John uses also chains with another technique, by means of one key word common to two or more citations. Step 24.23 illustrates this point, with the key word uprightness:
God is called love, and also uprightness. That is why the wise man in the Song of Songs says to the pure of heart: Uprightness hath loved thee. Also, the father of the wise man says: Good and upright is the Lord. And of those who are His namesakes, He says that they are saved: Who saveth them who are upright of heart; and again: His countenance sees and visits those who are honest and just.[xiii]
Very early on among Christians, some kinds of biblical concordances were compiled. Would John have been able to use one? Seeing how he is able to chain together quotations, not only through key words, but also through contexts, would this not reveal his faithful rumination of Scripture rather than the use of a tool? John believes that there is but one possible means of understanding Scripture: union with God. He writes: “He who has perfectly united his senses to God is mystically led by Him to an understanding of His words. But without this union it is difficult to speak about God.”[xiv]
Combining both the use of chains and key words, John’s style is sometimes comparable to the one of the great rabbis and Fathers of the Church who were skilful at explaining Scripture by Scripture. Step 23 has a passage on faith, combining quotations, reflections, and finally showing how the repentant thief illustrates an assertion from the letter to the Hebrews:
Faith is the wing of prayer; without it, my prayer will return again to my bosom. Faith is the unshaken firmness of the soul, unmoved by any adversity. A believer is not one who thinks that God can do everything, but one who believes that he will obtain all things. Faith is the agent of things unhoped for; and the thief proved this.[xv]
Strikingly, John says “things unhoped for”, whereas the biblical text reads: “things hoped for”. Could he be quoting from memory and making a mistake, or rather, is this revealing the freedom with which he addresses Scripture?
His knowledge and familiarity with Scripture is further revealed when he does quote literally a passage or a verse, applying it however to a context different than the one apparently intended by the inspired author. Scripture has become his world of reference, his standard of thinking, the book his mind goes back to, to illustrate his point, to give weight to his argument, sometimes even with irony perhaps, as next example shows. One may be surprised by his boldness in doing so. Step 2.12 was one of those surprises for me:
If young people who are prone to the desires of physical love and to luxurious ways wish to enter the monastic life, let them exercise themselves in all sobriety and prayer, and persuade themselves to abstain from all luxury and guile, lest their last state be worse than the first.[xvi]

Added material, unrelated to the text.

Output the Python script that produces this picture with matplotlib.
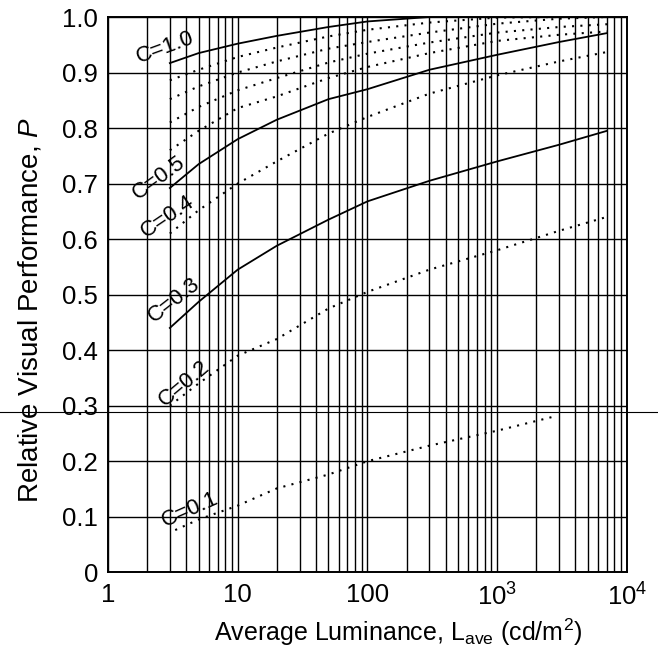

To encourage the candidates to monastic life to engage seriously in askesis, John does not hesitate to allude to the case of the possessed man. Using perhaps irony, John highlights indeed the seriousness of the matter.
Another interesting instance uses the Paschal episode of the disciples John and Peter running to the empty tomb. Again, the scene is now set by John in a particular context, an ascetical one, with the practices of obedience and repentance: “Once John outran Peter, and now obedience precedes repentance. For the one who came first is a figure of obedience, and the other of repentance.”[xvii]
[i] The title was inspired by The Ladder of Divine Ascent, 26.87, p.174, where John Climacus applies the Ecclesiastes’s words to “our holy life”.
[ii] John Climacus, The Ladder of Divine Ascent (New York: Paulist Press, 1982) 1.
[iii] Michel Van Parys, a monk of Chevetogne, gave a talk in French on the subject in Bose, Italy in 2001, during the 9th international ecumenical meeting dedicated to John Climacus. “L’interprétation des Écritures Saintes dans l’Échelle de saint Jean Climaque”, Irénikon 74 (2001) 515-537.
[iv] John Chryssavgis, John Climacus: From the Egyptian Desert to the Sinaite Mountain (Burlington: Ashgate Publishing, 2004) 233.
[v] John Duffy, “Embellishing the Steps: Elements of Presentation and Style in The Heavenly Ladder of John Climacus”, Dumbarton Oaks Papers, No. 53 (Washington: Dumbarton Oaks Research Library and Collection, 1999).
[vi] My survey is mostly done on Archimandrite Lazarus Moore’s translation of The Ladder of Divine Ascent, with the footnotes as presented in the revised edition published by Holy Transfiguration Monastery. John Climacus, The Ladder of Divine Ascent (Boston: Holy Transfiguration Monastery, 2001).
[vii] 4.34 p.34.
[viii] See Duffy p.2, and G.Couilleau, “Jean Climaque”, in DSp 8:369-89.
[ix] 4.12 p.25, quoting Ps 31:5.
[x] 5.22 p.60, quoting: Jn 5:14; Mt 9:2; Mk 5:34; Ps 9:17; Mt 22:13; Is 26:10.
[xi] I was surprised to read in John Duffy’s study: “Those instances will have shown that one is dealing with a style of ordering that is not internally generated and based on doctrine, but is rather externally imposed and inspired by creative imagination.”
[xii] Another impressive one can be found in a discourse on discernment in 26.79 p.173.
[xiii] 24.23 p.147, quoting Sg 1:4; Ps 24:8; Ps 7:11; Ps 10:8.
[xiv] 30.21 p.227.
[xv] 27.68 p.208, quoting Heb 11:1.
[xvi] 2.12 p.14, alluding to Mt12:45.
[xvii] 5.1 p.54, referring to Jn 20:4.